▸ MATERIAL:
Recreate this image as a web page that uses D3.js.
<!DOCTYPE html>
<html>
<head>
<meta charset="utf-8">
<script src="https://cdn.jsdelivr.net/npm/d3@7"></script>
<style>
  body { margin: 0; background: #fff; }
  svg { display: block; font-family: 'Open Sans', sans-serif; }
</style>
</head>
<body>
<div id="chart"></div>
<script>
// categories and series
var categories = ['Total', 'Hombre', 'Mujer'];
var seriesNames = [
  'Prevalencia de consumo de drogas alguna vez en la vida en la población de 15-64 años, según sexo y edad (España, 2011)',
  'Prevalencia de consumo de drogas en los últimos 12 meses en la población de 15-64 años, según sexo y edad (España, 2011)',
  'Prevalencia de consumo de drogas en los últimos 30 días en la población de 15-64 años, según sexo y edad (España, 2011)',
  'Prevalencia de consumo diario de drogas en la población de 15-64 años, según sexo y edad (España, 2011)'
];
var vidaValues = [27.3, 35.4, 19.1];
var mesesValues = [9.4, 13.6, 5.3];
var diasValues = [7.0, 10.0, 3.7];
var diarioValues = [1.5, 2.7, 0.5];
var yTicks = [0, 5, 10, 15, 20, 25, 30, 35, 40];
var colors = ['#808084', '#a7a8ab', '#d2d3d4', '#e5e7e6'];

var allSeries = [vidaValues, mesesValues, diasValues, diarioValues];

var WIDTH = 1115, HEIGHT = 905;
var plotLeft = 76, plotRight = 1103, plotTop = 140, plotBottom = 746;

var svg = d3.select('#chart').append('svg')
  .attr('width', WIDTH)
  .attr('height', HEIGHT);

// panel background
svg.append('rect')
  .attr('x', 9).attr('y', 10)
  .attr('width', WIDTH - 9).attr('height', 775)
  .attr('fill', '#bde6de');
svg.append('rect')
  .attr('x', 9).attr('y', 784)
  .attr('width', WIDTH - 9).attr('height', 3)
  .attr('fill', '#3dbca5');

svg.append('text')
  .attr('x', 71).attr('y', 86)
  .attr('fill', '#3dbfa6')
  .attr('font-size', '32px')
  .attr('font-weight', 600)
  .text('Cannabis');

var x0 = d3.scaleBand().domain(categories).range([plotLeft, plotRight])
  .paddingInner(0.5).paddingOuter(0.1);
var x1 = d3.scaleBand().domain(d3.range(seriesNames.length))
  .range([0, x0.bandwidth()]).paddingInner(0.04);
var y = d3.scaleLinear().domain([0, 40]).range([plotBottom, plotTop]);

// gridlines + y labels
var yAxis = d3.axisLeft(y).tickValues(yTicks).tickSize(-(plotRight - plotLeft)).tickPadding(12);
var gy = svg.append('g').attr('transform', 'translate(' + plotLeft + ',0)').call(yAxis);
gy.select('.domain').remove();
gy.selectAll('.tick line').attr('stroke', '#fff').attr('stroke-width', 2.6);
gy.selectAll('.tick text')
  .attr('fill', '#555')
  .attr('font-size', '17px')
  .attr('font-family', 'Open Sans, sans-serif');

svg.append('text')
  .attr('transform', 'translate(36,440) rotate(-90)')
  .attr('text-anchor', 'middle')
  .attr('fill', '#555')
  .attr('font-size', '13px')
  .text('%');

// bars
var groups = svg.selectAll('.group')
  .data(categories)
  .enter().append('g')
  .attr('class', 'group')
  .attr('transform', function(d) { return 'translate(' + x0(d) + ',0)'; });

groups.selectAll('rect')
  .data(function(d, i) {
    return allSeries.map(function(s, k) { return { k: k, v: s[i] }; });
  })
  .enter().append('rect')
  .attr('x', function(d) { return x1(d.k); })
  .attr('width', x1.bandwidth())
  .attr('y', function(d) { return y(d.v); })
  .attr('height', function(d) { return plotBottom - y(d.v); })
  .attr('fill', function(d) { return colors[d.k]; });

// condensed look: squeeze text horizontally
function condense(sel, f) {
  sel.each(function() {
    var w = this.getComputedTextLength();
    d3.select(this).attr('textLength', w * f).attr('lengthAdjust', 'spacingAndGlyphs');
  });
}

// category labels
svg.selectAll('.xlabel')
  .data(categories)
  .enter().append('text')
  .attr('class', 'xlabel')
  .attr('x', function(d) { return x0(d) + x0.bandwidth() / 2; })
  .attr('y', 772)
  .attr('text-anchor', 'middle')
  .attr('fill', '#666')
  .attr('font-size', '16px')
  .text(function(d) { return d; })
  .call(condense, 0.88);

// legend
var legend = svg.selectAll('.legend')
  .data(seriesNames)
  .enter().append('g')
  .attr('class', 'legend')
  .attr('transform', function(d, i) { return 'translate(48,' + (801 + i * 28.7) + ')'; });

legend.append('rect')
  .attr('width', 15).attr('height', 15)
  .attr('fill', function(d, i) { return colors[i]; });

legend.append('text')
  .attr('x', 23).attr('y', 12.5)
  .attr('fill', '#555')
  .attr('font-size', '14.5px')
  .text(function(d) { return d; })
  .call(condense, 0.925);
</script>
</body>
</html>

▸ WHAT YOU ARE ASKED TO DO:
Repeat the material above exactly.

▸ TASK RESULT:
Recreate this image as a web page that uses D3.js.
<!DOCTYPE html>
<html>
<head>
<meta charset="utf-8">
<script src="https://cdn.jsdelivr.net/npm/d3@7"></script>
<style>
  body { margin: 0; background: #fff; }
  svg { display: block; font-family: 'Open Sans', sans-serif; }
</style>
</head>
<body>
<div id="chart"></div>
<script>
// categories and series
var categories = ['Total', 'Hombre', 'Mujer'];
var seriesNames = [
  'Prevalencia de consumo de drogas alguna vez en la vida en la población de 15-64 años, según sexo y edad (España, 2011)',
  'Prevalencia de consumo de drogas en los últimos 12 meses en la población de 15-64 años, según sexo y edad (España, 2011)',
  'Prevalencia de consumo de drogas en los últimos 30 días en la población de 15-64 años, según sexo y edad (España, 2011)',
  'Prevalencia de consumo diario de drogas en la población de 15-64 años, según sexo y edad (España, 2011)'
];
var vidaValues = [27.3, 35.4, 19.1];
var mesesValues = [9.4, 13.6, 5.3];
var diasValues = [7.0, 10.0, 3.7];
var diarioValues = [1.5, 2.7, 0.5];
var yTicks = [0, 5, 10, 15, 20, 25, 30, 35, 40];
var colors = ['#808084', '#a7a8ab', '#d2d3d4', '#e5e7e6'];

var allSeries = [vidaValues, mesesValues, diasValues, diarioValues];

var WIDTH = 1115, HEIGHT = 905;
var plotLeft = 76, plotRight = 1103, plotTop = 140, plotBottom = 746;

var svg = d3.select('#chart').append('svg')
  .attr('width', WIDTH)
  .attr('height', HEIGHT);

// panel background
svg.append('rect')
  .attr('x', 9).attr('y', 10)
  .attr('width', WIDTH - 9).attr('height', 775)
  .attr('fill', '#bde6de');
svg.append('rect')
  .attr('x', 9).attr('y', 784)
  .attr('width', WIDTH - 9).attr('height', 3)
  .attr('fill', '#3dbca5');

svg.append('text')
  .attr('x', 71).attr('y', 86)
  .attr('fill', '#3dbfa6')
  .attr('font-size', '32px')
  .attr('font-weight', 600)
  .text('Cannabis');

var x0 = d3.scaleBand().domain(categories).range([plotLeft, plotRight])
  .paddingInner(0.5).paddingOuter(0.1);
var x1 = d3.scaleBand().domain(d3.range(seriesNames.length))
  .range([0, x0.bandwidth()]).paddingInner(0.04);
var y = d3.scaleLinear().domain([0, 40]).range([plotBottom, plotTop]);

// gridlines + y labels
var yAxis = d3.axisLeft(y).tickValues(yTicks).tickSize(-(plotRight - plotLeft)).tickPadding(12);
var gy = svg.append('g').attr('transform', 'translate(' + plotLeft + ',0)').call(yAxis);
gy.select('.domain').remove();
gy.selectAll('.tick line').attr('stroke', '#fff').attr('stroke-width', 2.6);
gy.selectAll('.tick text')
  .attr('fill', '#555')
  .attr('font-size', '17px')
  .attr('font-family', 'Open Sans, sans-serif');

svg.append('text')
  .attr('transform', 'translate(36,440) rotate(-90)')
  .attr('text-anchor', 'middle')
  .attr('fill', '#555')
  .attr('font-size', '13px')
  .text('%');

// bars
var groups = svg.selectAll('.group')
  .data(categories)
  .enter().append('g')
  .attr('class', 'group')
  .attr('transform', function(d) { return 'translate(' + x0(d) + ',0)'; });

groups.selectAll('rect')
  .data(function(d, i) {
    return allSeries.map(function(s, k) { return { k: k, v: s[i] }; });
  })
  .enter().append('rect')
  .attr('x', function(d) { return x1(d.k); })
  .attr('width', x1.bandwidth())
  .attr('y', function(d) { return y(d.v); })
  .attr('height', function(d) { return plotBottom - y(d.v); })
  .attr('fill', function(d) { return colors[d.k]; });

// condensed look: squeeze text horizontally
function condense(sel, f) {
  sel.each(function() {
    var w = this.getComputedTextLength();
    d3.select(this).attr('textLength', w * f).attr('lengthAdjust', 'spacingAndGlyphs');
  });
}

// category labels
svg.selectAll('.xlabel')
  .data(categories)
  .enter().append('text')
  .attr('class', 'xlabel')
  .attr('x', function(d) { return x0(d) + x0.bandwidth() / 2; })
  .attr('y', 772)
  .attr('text-anchor', 'middle')
  .attr('fill', '#666')
  .attr('font-size', '16px')
  .text(function(d) { return d; })
  .call(condense, 0.88);

// legend
var legend = svg.selectAll('.legend')
  .data(seriesNames)
  .enter().append('g')
  .attr('class', 'legend')
  .attr('transform', function(d, i) { return 'translate(48,' + (801 + i * 28.7) + ')'; });

legend.append('rect')
  .attr('width', 15).attr('height', 15)
  .attr('fill', function(d, i) { return colors[i]; });

legend.append('text')
  .attr('x', 23).attr('y', 12.5)
  .attr('fill', '#555')
  .attr('font-size', '14.5px')
  .text(function(d) { return d; })
  .call(condense, 0.925);
</script>
</body>
</html>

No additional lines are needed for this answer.